I'm also seeing this behavior, I am on version 1.5.3 though. I backed up to 1.5.2 and had the same issue on that version as well.
I was seeing this, and was in the middle of writing an update to this issue saying as much and then I reloaded HA (for the n’th time whilst encountering this) and it’s seems to be back now… So it looks like this may be fixed?
Like skymoo said, this morning refreshing my HA dash and PirateWeather is returning data so no longer having an issue myself.
This issue is an API issue which occurs on the first of every month and it seems to fix itself after a number of hours. (See #242 and #208) I've transferred this issue over to the API repository and will leave open for @alexander0042 to look into and fix.
Shoot, I thought I fixed this last time, but clearly not! It’s a bug with the date time conversion, but really should have been fixed, so this is frustrating!
Regardless, this sort of downtime isn’t acceptable! Let’s keep this issue open and high priority until I get the test working again
Shoot, I thought I fixed this last time, but clearly not! It’s a bug with the date time conversion, but really should have been fixed, so this is frustrating!
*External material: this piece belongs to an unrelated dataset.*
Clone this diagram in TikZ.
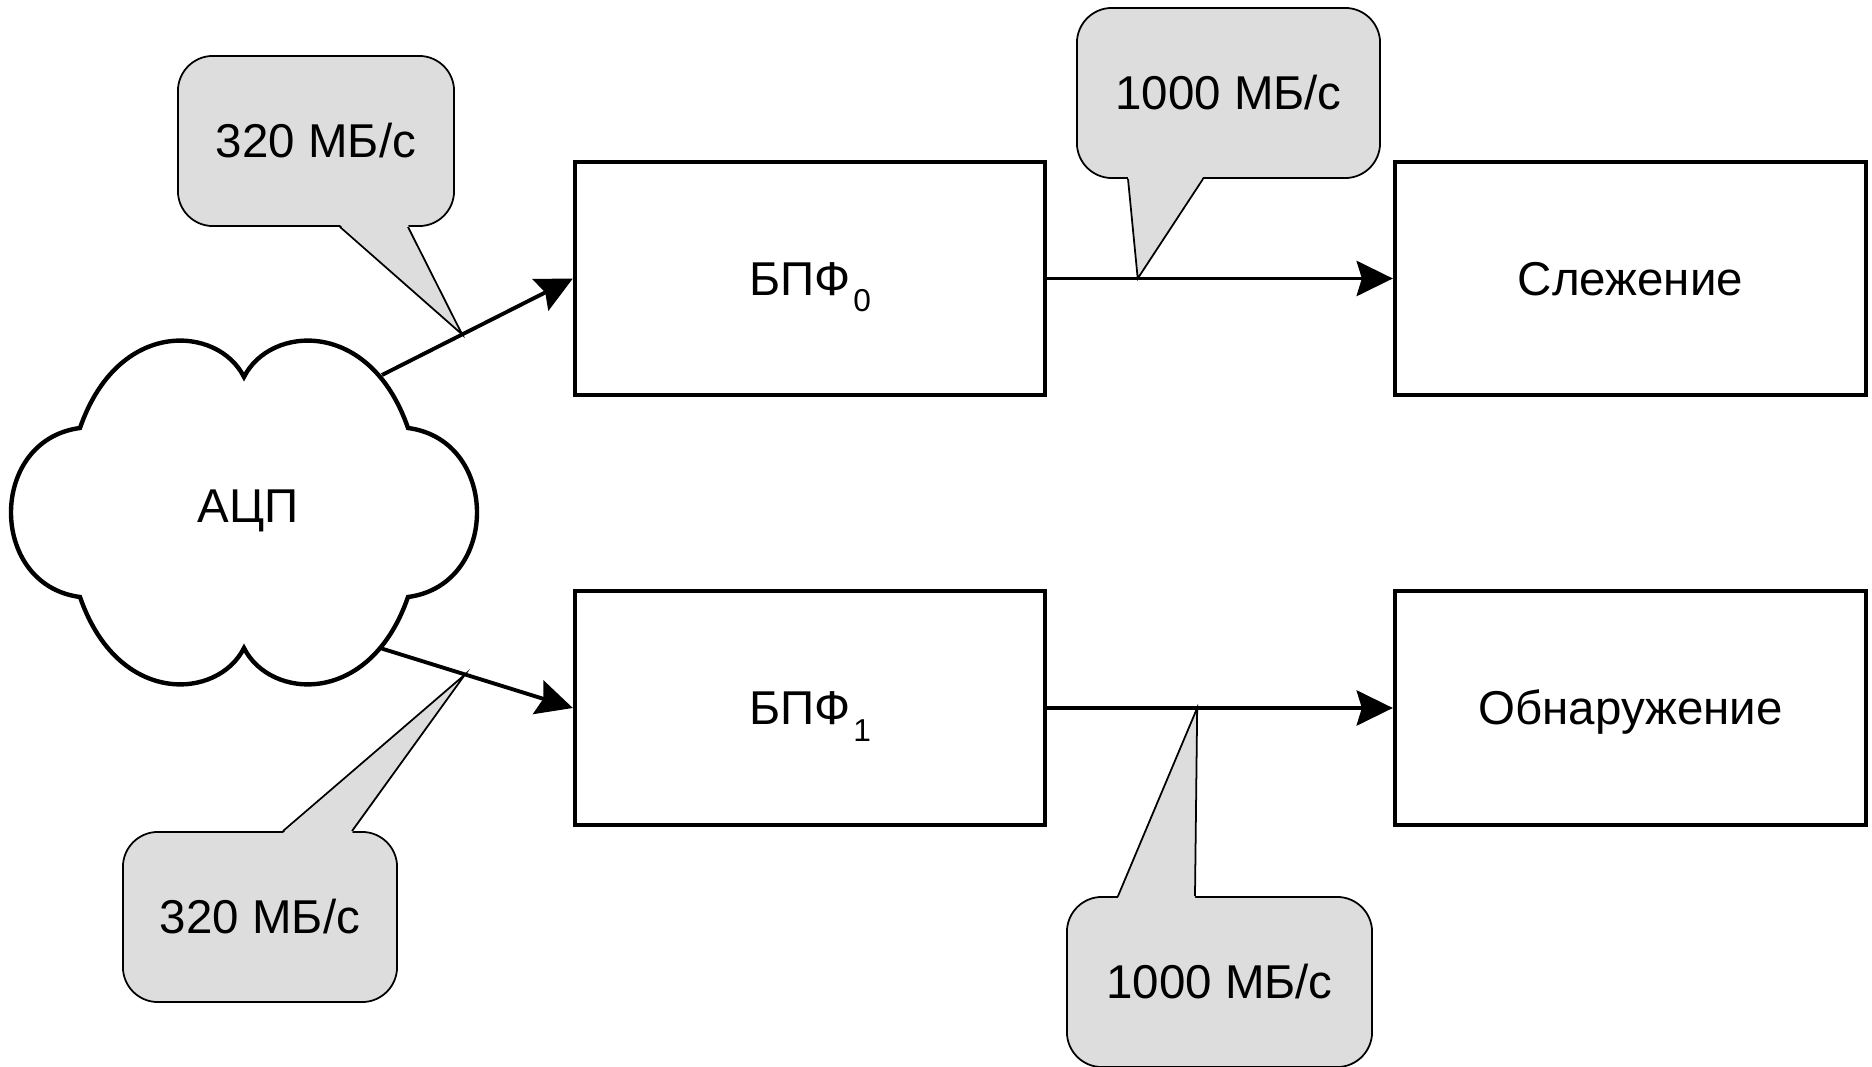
\documentclass[tikz,border=0pt]{standalone}
\usepackage{fontspec}
\setmainfont{Liberation Sans}
\usetikzlibrary{arrows.meta,calc}
\definecolor{callgray}{RGB}{221,221,221}
\tikzset{
  blockbox/.style={draw, line width=1.15pt, minimum width=4.7cm, minimum height=2.33cm, inner sep=0pt,
    text height=9.6pt, text depth=0pt, font=\fontsize{13.5}{16}\selectfont},
  callbox/.style={draw, line width=0.5pt, fill=callgray, rounded corners=0.35cm, inner sep=0pt,
    minimum height=1.7cm, text height=9.6pt, text depth=0pt, font=\fontsize{13.5}{16}\selectfont},
  tailfill/.style={fill=callgray},
  tailline/.style={line width=0.5pt},
  arr/.style={line width=1.1pt, -{Stealth[length=10.3pt,width=10pt,inset=1.5pt]}},
  cloudline/.style={line width=1.25pt},
  lbl/.style={font=\fontsize{13.5}{16}\selectfont, inner sep=0pt, anchor=base}
}
\newcommand{\bpfsub}[1]{БПФ\kern0.8pt\raisebox{-4.6pt}{\fontsize{9}{9}\selectfont #1}}
\begin{document}
\begin{tikzpicture}[x=0.01cm,y=-0.01cm]
\useasboundingbox (0,0) rectangle (1872,1067);
% cloud
\draw[cloudline] (244,377) .. controls (270,325) and (370,318) .. (408,428)
  .. controls (500,440) and (500,585) .. (408,597)
  .. controls (370,707) and (270,700) .. (244,648)
  .. controls (218,700) and (118,707) .. (80,597)
  .. controls (-12,585) and (-12,440) .. (80,428)
  .. controls (118,318) and (218,325) .. (244,377) -- cycle;
\node[lbl] (adc) at (248,523) {АЦП};
\coordinate (adcA) at (382,375);
\coordinate (adcB) at (380,648);
% blocks
\node[blockbox] (bpf0) at (810,278.5) {\bpfsub{0}};
\node[blockbox] (bpf1) at (810,708) {\bpfsub{1}};
\node[blockbox, minimum width=4.71cm] (track) at (1630.5,278.5) {Слежение};
\node[blockbox, minimum width=4.71cm] (detect) at (1630.5,708) {Обнаружение};
% tip coordinates on the connectors
\coordinate (tip1) at ($(adcA)!0.42!(bpf0.west)$);
\coordinate (tip2) at ($(bpf0.east)!0.262!(track.west)$);
\coordinate (tip3) at ($(adcB)!0.441!(bpf1.west)$);
\coordinate (tip4) at ($(bpf1.east)!0.434!(detect.west)$);
% callouts
\node[callbox, minimum width=2.76cm] (c1) at (316,141) {320 МБ/с};
\fill[tailfill] ($(c1.south)+(24,-2)$) -- (tip1) -- ($(c1.south)+(92,-2)$) -- cycle;
\draw[tailline] ($(c1.south)+(24,0)$) -- (tip1) -- ($(c1.south)+(92,0)$);

\node[callbox, minimum width=3.03cm] (c2) at (1228.5,93) {1000 МБ/с};
\fill[tailfill] ($(c2.south)+(-100.5,-2)$) -- (tip2) -- ($(c2.south)+(-25.5,-2)$) -- cycle;
\draw[tailline] ($(c2.south)+(-100.5,0)$) -- (tip2) -- ($(c2.south)+(-25.5,0)$);

\node[callbox, minimum width=2.74cm] (c3) at (260,917) {320 МБ/с};
\fill[tailfill] ($(c3.north)+(23,2)$) -- (tip3) -- ($(c3.north)+(92,2)$) -- cycle;
\draw[tailline] ($(c3.north)+(23,0)$) -- (tip3) -- ($(c3.north)+(92,0)$);

\node[callbox, minimum width=3.05cm] (c4) at (1219.5,982) {1000 МБ/с};
\fill[tailfill] ($(c4.north)+(-101.5,2)$) -- (tip4) -- ($(c4.north)+(-24.5,2)$) -- cycle;
\draw[tailline] ($(c4.north)+(-101.5,0)$) -- (tip4) -- ($(c4.north)+(-24.5,0)$);
% connectors
\draw[arr] (adcA) -- (bpf0.west);
\draw[arr] (adcB) -- (bpf1.west);
\draw[arr] (bpf0.east) -- (track.west);
\draw[arr] (bpf1.east) -- (detect.west);
\end{tikzpicture}
\end{document}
What I find weird is that even though the fix didn't fully fix the issue from popping up again it seemed to be able to recover from the issue itself.
Yea, it has to do with the datetime conversion when going back to the start of the day for the high/ low values. Shouldn't be difficult to fix, but irritating to get working correctly
Ah, that would explain why it would eventually fix itself after a period of time/
@alexander0042 Currently seeing an Internal Service Error for my location again currently. Seems to only affect locations in the HRRR domain atm.
Seeing it too- nothing related to ingest, so looking into other causes now
Seems to be working again on my end now. I know there was some downtime yesterday evening around 6pm EDT and it sorted itself out shortly after I noticed which maybe happened here as well?
Yea, same root cause, and was actually ingest. Every so often one of the forecast files doesn't download, so I end up with the wrong sized file. I though I'd added checks to every script, but missed the 0-18h HRRR. Added it now and checked the others, so this particular glitch should hopefully be closed for good! Couple other thoughts:
- I'm updating the status page to query a different location. It's currently querying somewhere outside of HRRR (0,0), which means it misses things like this.
- Going to push out a 2.0.11 with a new fallback to GFS instead of 500 if there's anything wrong with HRRR
Good to know this should be fixed going forward. I'll leave this issue open since it's pertaining to an issue at the start of the month,
- I'm updating the status page to query a different location. It's currently querying somewhere outside of HRRR (0,0), which means it misses things like this.
Would it make sense then to have the status page query multiple different locations? 1 in the NBM domain but not in the HRRR domain, 1 in the HRRR domain and 1 in the GFS domain
EDIT: Looking at the status page it seems to show the development endpoint as being down since June 15. Maybe whatever location its using is having issues? I think you said you use 0,0?
- Going to push out a 2.0.11 with a new fallback to GFS instead of 500 if there's anything wrong with HRRR
In this case wouldn't a better fallback be NBM and then use GFS if there are issues with NBM and HRRR? Or would that be too complicated and just falling back to GFS be easier?
Yea, ideally it falls back to HRRR/NBM, and in most cases it should, this is just a massive try catch around a bunch of code as a backup!
Testing out the auto update approach, so 2.0.11 should propagate slowly later today!
@alexander0042 Since today is the last day of July just checking in to see if this has been fixed at all. Will the fallback solution added in 2.0.11 solve this issue in the short term while a long term fix is worked on?
I think it's back
Yup, just checked and the API is down currently. The workaround to exclude HRRR still works and the issue will sort itself out in a few hours.
I guess the fix in 2.0.11 didn't fix this issue. Also checked the dev endpoint which is running 2.1 and it's also down.
Just commenting that the API is back up and running again this morning. Will ping @alexander0042 to look into this issue to hopefully solve it by the time September rolls around.
With the release of V2.1 this should finally be fixed. Will close this for now but we can always re-open it again if it occurs again.